Given instruction:
Below are the records; extract from them the line containing "What Plotly code" to the line containing "t DM miscanthus", both lines included, exactly and with no pictures.

Records to use:
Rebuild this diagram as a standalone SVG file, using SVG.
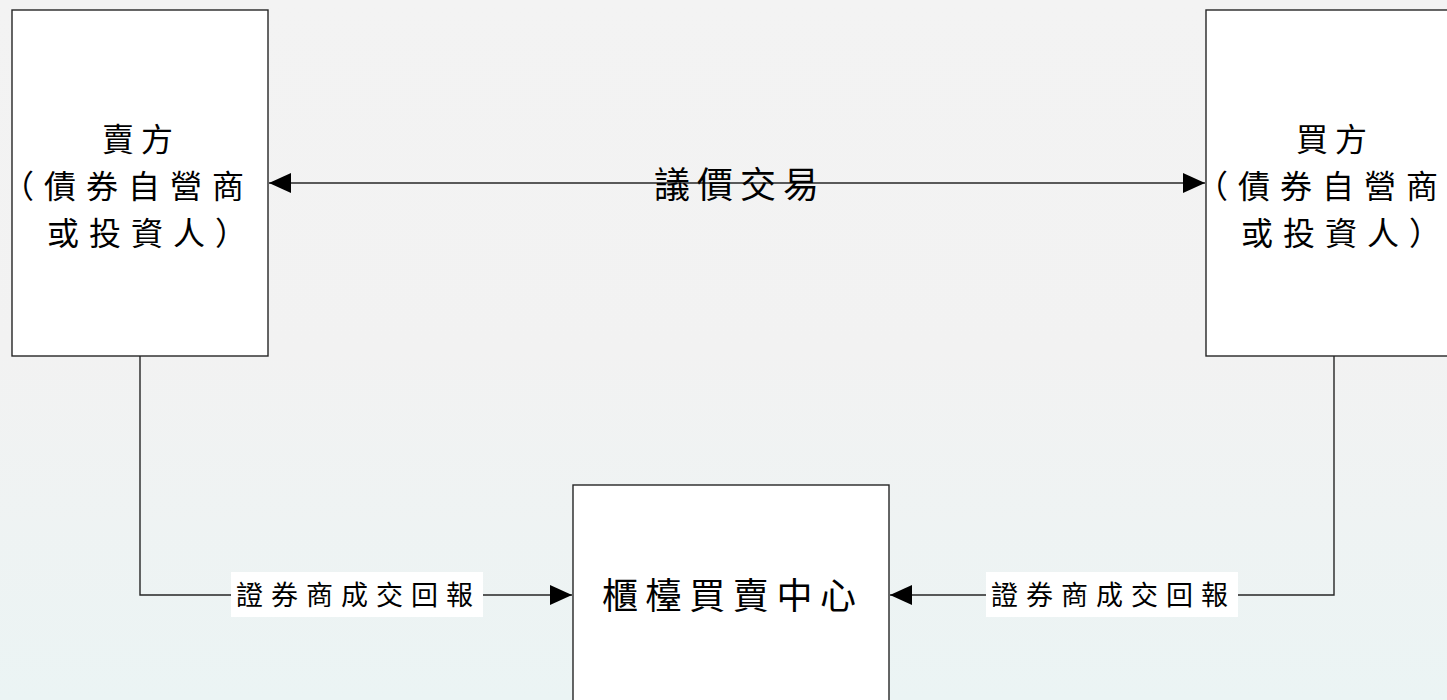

==

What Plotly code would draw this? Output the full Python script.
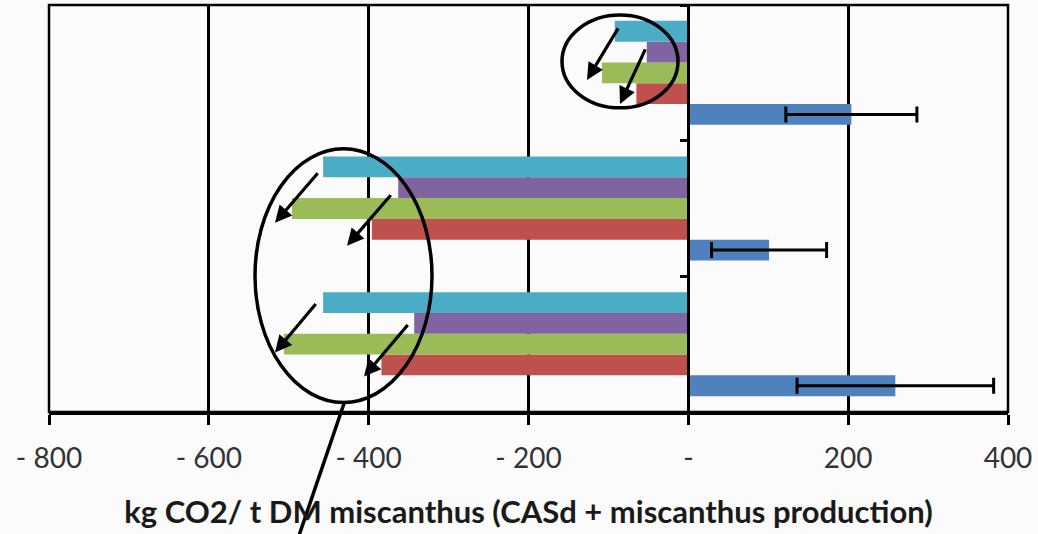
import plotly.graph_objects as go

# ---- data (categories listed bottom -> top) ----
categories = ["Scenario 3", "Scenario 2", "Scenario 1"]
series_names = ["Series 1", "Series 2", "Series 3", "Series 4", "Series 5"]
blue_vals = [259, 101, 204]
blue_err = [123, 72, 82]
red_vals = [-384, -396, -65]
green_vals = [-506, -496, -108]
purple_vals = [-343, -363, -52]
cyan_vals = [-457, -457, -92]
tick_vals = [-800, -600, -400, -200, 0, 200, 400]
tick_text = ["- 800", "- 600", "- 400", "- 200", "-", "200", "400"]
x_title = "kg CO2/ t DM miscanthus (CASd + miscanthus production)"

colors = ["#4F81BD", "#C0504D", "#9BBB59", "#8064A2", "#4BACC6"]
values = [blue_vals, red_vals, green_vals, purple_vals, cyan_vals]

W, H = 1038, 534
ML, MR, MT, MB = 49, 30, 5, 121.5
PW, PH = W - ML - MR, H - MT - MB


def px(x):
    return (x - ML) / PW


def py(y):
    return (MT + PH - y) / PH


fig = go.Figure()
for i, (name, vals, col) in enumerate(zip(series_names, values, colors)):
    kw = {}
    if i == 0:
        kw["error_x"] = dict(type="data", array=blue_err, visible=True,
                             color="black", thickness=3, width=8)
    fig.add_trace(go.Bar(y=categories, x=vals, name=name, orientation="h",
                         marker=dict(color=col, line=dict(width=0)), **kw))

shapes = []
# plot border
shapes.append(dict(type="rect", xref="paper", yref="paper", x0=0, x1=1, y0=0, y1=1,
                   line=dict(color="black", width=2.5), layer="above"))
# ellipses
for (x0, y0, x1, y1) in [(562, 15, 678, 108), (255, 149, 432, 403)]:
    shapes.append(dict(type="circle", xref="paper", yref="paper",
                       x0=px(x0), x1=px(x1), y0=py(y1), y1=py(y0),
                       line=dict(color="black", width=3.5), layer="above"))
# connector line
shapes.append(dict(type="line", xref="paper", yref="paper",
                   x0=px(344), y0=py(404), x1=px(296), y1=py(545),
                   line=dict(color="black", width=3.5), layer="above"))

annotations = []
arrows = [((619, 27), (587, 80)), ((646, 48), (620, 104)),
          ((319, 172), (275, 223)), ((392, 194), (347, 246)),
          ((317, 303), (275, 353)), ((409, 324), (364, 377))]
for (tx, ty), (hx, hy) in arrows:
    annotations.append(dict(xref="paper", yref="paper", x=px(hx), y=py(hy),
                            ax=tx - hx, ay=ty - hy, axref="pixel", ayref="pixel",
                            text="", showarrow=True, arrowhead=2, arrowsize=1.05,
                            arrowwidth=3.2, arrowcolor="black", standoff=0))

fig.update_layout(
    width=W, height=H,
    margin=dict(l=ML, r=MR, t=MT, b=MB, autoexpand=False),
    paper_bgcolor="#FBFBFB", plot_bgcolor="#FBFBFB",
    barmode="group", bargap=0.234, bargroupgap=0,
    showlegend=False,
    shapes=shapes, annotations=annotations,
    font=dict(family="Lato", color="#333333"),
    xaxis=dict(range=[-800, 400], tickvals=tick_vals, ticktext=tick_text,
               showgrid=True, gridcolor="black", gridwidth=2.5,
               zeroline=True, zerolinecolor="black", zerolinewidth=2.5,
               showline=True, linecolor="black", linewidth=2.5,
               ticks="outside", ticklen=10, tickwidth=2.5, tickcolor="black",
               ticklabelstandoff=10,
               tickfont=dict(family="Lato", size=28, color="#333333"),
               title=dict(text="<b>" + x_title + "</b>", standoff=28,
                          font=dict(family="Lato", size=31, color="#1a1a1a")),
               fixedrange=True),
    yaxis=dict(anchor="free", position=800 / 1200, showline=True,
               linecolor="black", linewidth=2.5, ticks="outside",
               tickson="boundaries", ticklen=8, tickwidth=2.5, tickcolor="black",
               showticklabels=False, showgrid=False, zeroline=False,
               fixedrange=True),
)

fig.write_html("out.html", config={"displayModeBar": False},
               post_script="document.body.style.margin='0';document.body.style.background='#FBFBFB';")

Exercise answer:
What Plotly code would draw this? Output the full Python script.
import plotly.graph_objects as go

# ---- data (categories listed bottom -> top) ----
categories = ["Scenario 3", "Scenario 2", "Scenario 1"]
series_names = ["Series 1", "Series 2", "Series 3", "Series 4", "Series 5"]
blue_vals = [259, 101, 204]
blue_err = [123, 72, 82]
red_vals = [-384, -396, -65]
green_vals = [-506, -496, -108]
purple_vals = [-343, -363, -52]
cyan_vals = [-457, -457, -92]
tick_vals = [-800, -600, -400, -200, 0, 200, 400]
tick_text = ["- 800", "- 600", "- 400", "- 200", "-", "200", "400"]
x_title = "kg CO2/ t DM miscanthus (CASd + miscanthus production)"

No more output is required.